Entity extraction in knowledge graphs refers to the process of identifying and extracting specific information or entities from unstructured or semi-structured text data and organizing that information into a structured format. Entities can include names of people, places, organizations, dates, events, and other relevant information that can be represented as nodes or vertices in a knowledge graph. By transforming unstructured text into structured entities, knowledge graphs can better represent relationships and connect different pieces of information, making it easier to query and analyze the data.
For example, consider a news article discussing a recent technology conference. Through entity extraction, the process can identify entities like "Tech World Conference," "CEO John Doe," and "San Francisco." Extracting these entities allows the knowledge graph to create nodes that represent the conference, the individual, and the location. Furthermore, the relationships between these entities can also be captured, such as "John Doe is the CEO of Company X" and "Tech World Conference is held in San Francisco." This builds a richer dataset that can be used for various applications, including recommendation systems or data analytics.
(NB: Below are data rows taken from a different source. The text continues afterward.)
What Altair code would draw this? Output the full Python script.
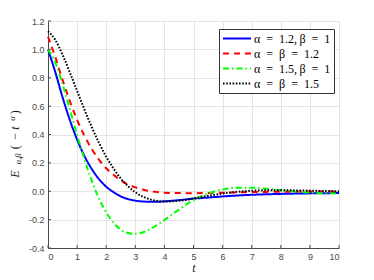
import altair as alt
import pandas as pd

# ---- data ----
t = [0, 0.25, 0.5, 0.75, 1, 1.25, 1.5, 1.75, 2, 2.25, 2.5, 2.75, 3, 3.25, 3.5,
     3.75, 4, 4.5, 5, 5.5, 6, 6.5, 7, 7.5, 8, 8.5, 9, 9.5, 10]

blue = [1.0, 0.840, 0.663, 0.502, 0.364, 0.249, 0.158, 0.086, 0.032, -0.006,
        -0.036, -0.055, -0.066, -0.072, -0.074, -0.074, -0.071, -0.0625, -0.052,
        -0.0445, -0.0366, -0.030, -0.025, -0.0214, -0.0186, -0.0165, -0.0149,
        -0.0136, -0.0128]

red = [1.089, 0.946, 0.785, 0.636, 0.5035, 0.392, 0.299, 0.223, 0.162, 0.116,
       0.077, 0.048, 0.027, 0.012, 0.001, -0.006, -0.0103, -0.0128, -0.0135,
       -0.012, -0.0103, -0.008, -0.0059, -0.0045, -0.0033, -0.0025, -0.0019,
       -0.0014, -0.0011]

green = [1.0, 0.9085, 0.754, 0.577, 0.397, 0.227, 0.0765, -0.050, -0.149,
         -0.222, -0.270, -0.2945, -0.300, -0.291, -0.268, -0.238, -0.203,
         -0.1295, -0.062, -0.0155, 0.013, 0.025, 0.0248, 0.0173, 0.0072,
         -0.0022, -0.0094, -0.0137, -0.0153]

black = [1.128, 1.067, 0.962, 0.838, 0.7065, 0.577, 0.454, 0.342, 0.2435,
         0.161, 0.090, 0.035, -0.007, -0.037, -0.057, -0.068, -0.0726, -0.067,
         -0.051, -0.032, -0.016, -0.004, 0.0034, 0.0068, 0.0072, 0.0059,
         0.0039, 0.0018, 0.0003]

SP = "\u2002"
labels = [
    f"α{SP}={SP}1.2,\u2009β{SP}={SP}1",
    f"α{SP}={SP}β{SP}={SP}1.2",
    f"α{SP}={SP}1.5,\u2009β{SP}={SP}1",
    f"α{SP}={SP}β{SP}={SP}1.5",
]
colors = ["#0000ff", "#ff0000", "#00ff00", "#000000"]
dashes = [[1, 0], [6, 5], [6, 3, 1.5, 3], [1.6, 1.6]]

x_ticks = list(range(11))
y_ticks = [-0.4, -0.2, 0, 0.2, 0.4, 0.6, 0.8, 1, 1.2]

rows = []
for name, vals in zip(labels, [blue, red, green, black]):
    for tt, vv in zip(t, vals):
        rows.append({"s": name, "t": tt, "v": vv})
df = pd.DataFrame(rows)

W, H = 291, 227
AX = "#4a4a4a"
SERIF = "Liberation Serif"

xscale = alt.Scale(domain=[0, 10], nice=False)
yscale = alt.Scale(domain=[-0.4, 1.2], nice=False)

xaxis = alt.Axis(values=x_ticks, title="t", ticks=False, labelOverlap=False,
                 labelPadding=4, labelFontSize=9, labelFont="Liberation Sans",
                 labelColor=AX, titleFont=SERIF, titleFontStyle="italic",
                 titleFontWeight="normal", titleFontSize=12,
                 titleColor="#222222", titlePadding=1,
                 domainColor=AX, gridColor="#e4e4e4")
yaxis = alt.Axis(values=y_ticks, title=None, ticks=False, labelOverlap=False,
                 labelPadding=4, labelFontSize=9, labelFont="Liberation Sans",
                 labelColor=AX,
                 labelExpr="replace(datum.label, '\u2212', '-')",
                 domainColor=AX, gridColor="#e4e4e4")

leg = alt.Legend(
    title=None, orient="none", legendX=171, legendY=8,
    symbolType="stroke", symbolSize=784, symbolStrokeWidth=2,
    clipHeight=13, rowPadding=2, labelFont=SERIF,
    labelFontSize=12, labelColor="black", labelBaseline="middle",
    fillColor="white", strokeColor="#333333", padding=3, labelOffset=2,
)

lines = alt.Chart(df).mark_line(strokeWidth=2, interpolate="monotone",
                                 strokeCap="butt").encode(
    x=alt.X("t:Q", scale=xscale, axis=xaxis),
    y=alt.Y("v:Q", scale=yscale, axis=yaxis),
    color=alt.Color("s:N", scale=alt.Scale(domain=labels, range=colors),
                    legend=leg),
    strokeDash=alt.StrokeDash("s:N", scale=alt.Scale(domain=labels, range=dashes),
                              legend=leg),
)

xt = pd.DataFrame({"t": x_ticks})
yt = pd.DataFrame({"v": y_ticks})
xtick = alt.Chart(xt).mark_rule(color=AX, strokeWidth=1).encode(
    x=alt.X("t:Q", scale=xscale, axis=xaxis), y=alt.value(H), y2=alt.value(H - 3))
ytick = alt.Chart(yt).mark_rule(color=AX, strokeWidth=1).encode(
    y=alt.Y("v:Q", scale=yscale, axis=yaxis), x=alt.value(0), x2=alt.value(3))

one = pd.DataFrame({"a": [0]})


def piece(txt, x, y, size=12, style="normal"):
    return alt.Chart(one).mark_text(
        angle=270, align="left", baseline="alphabetic", font=SERIF,
        fontSize=size, fontStyle=style, color="#222222").encode(
        x=alt.value(x), y=alt.value(y), text=alt.value(txt))


title_parts = [
    piece("E", -28.8, 156.8, 12, "italic"),
    piece("α,β", -26.6, 143.3, 8.5, "italic"),
    piece("(", -28.8, 128.3, 12),
    piece("−", -28.8, 118.8, 12),
    piece("t", -28.8, 108.8, 12, "italic"),
    piece("α", -33.5, 99.8, 8.5, "italic"),
    piece(")", -28.8, 93.3, 12),
]

chart = alt.layer(lines, xtick, ytick, *title_parts).properties(
    width=W, height=H,
    autosize=alt.AutoSizeParams(type="none"),
    padding={"left": 40, "top": 13, "right": 20, "bottom": 25},
).configure_view(stroke=None).configure_axis(domainWidth=1, gridWidth=1,
                                              labelOverlap=False)

chart.save("out.html", embed_options={"renderer": "svg", "actions": False})
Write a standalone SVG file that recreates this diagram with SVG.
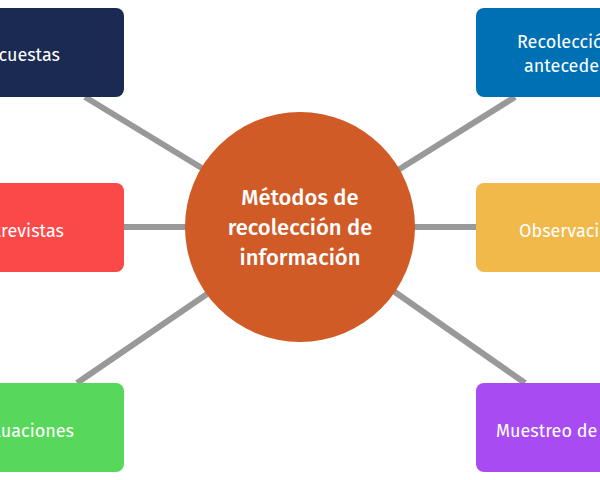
<svg xmlns="http://www.w3.org/2000/svg" width="600" height="480" viewBox="0 0 600 480">
<style>
.c{stroke:#999;stroke-width:6;fill:none}
.t{font-family:"Fira Sans","Open Sans","Noto Sans",sans-serif;font-size:18px;fill:#fff}
.m{font-family:"Fira Sans","Open Sans","Noto Sans",sans-serif;font-size:22px;font-weight:500;fill:#fff;text-anchor:middle}
</style>
<rect width="600" height="480" fill="#fff"/>
<g id="connectors">
<line class="c" x1="85" y1="97" x2="205" y2="170"/>
<line class="c" x1="124" y1="227" x2="186" y2="227"/>
<line class="c" x1="77" y1="383" x2="210" y2="292"/>
<line class="c" x1="515" y1="97" x2="398" y2="170"/>
<line class="c" x1="414" y1="227" x2="476" y2="227"/>
<line class="c" x1="525" y1="383" x2="392" y2="290"/>
</g>
<g id="n1"><rect x="-30" y="8" width="154" height="89" rx="8" fill="#1a2a52"/><text class="t" x="60" y="61" text-anchor="end">Encuestas</text></g>
<g id="n2"><rect x="-30" y="183" width="154" height="89" rx="8" fill="#fb4848"/><text class="t" x="64" y="237" text-anchor="end">Entrevistas</text></g>
<g id="n3"><rect x="-30" y="383" width="154" height="89" rx="8" fill="#57d85a"/><text class="t" x="74" y="437" text-anchor="end">Evaluaciones</text></g>
<g id="n4"><rect x="476" y="8" width="154" height="89" rx="8" fill="#0070b4"/><text class="t" x="517" y="48">Recolección de</text><text class="t" x="524" y="72">antecedentes</text></g>
<g id="n5"><rect x="476" y="183" width="154" height="89" rx="8" fill="#f1b84a"/><text class="t" x="519" y="237">Observación</text></g>
<g id="n6"><rect x="476" y="383" width="154" height="89" rx="8" fill="#a84bf2"/><text class="t" x="496" y="437">Muestreo de datos</text></g>
<g id="center"><ellipse cx="300" cy="227" rx="115" ry="115" fill="#d05b27"/>
<text class="m" x="300" y="205">Métodos de</text><text class="m" x="300" y="235">recolección de</text><text class="m" x="300" y="265">información</text></g>
</svg>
The effectiveness of entity extraction depends on natural language processing (NLP) techniques, which can include named entity recognition (NER) and pattern matching. Implementing these techniques allows developers to automate the process of extracting relevant entities from large volumes of text, thus facilitating the automatic creation of knowledge graphs. Understanding entity extraction is crucial for developers involved in data science, machine learning, and AI projects, as it lays the groundwork for building systems that understand and interlink complex information.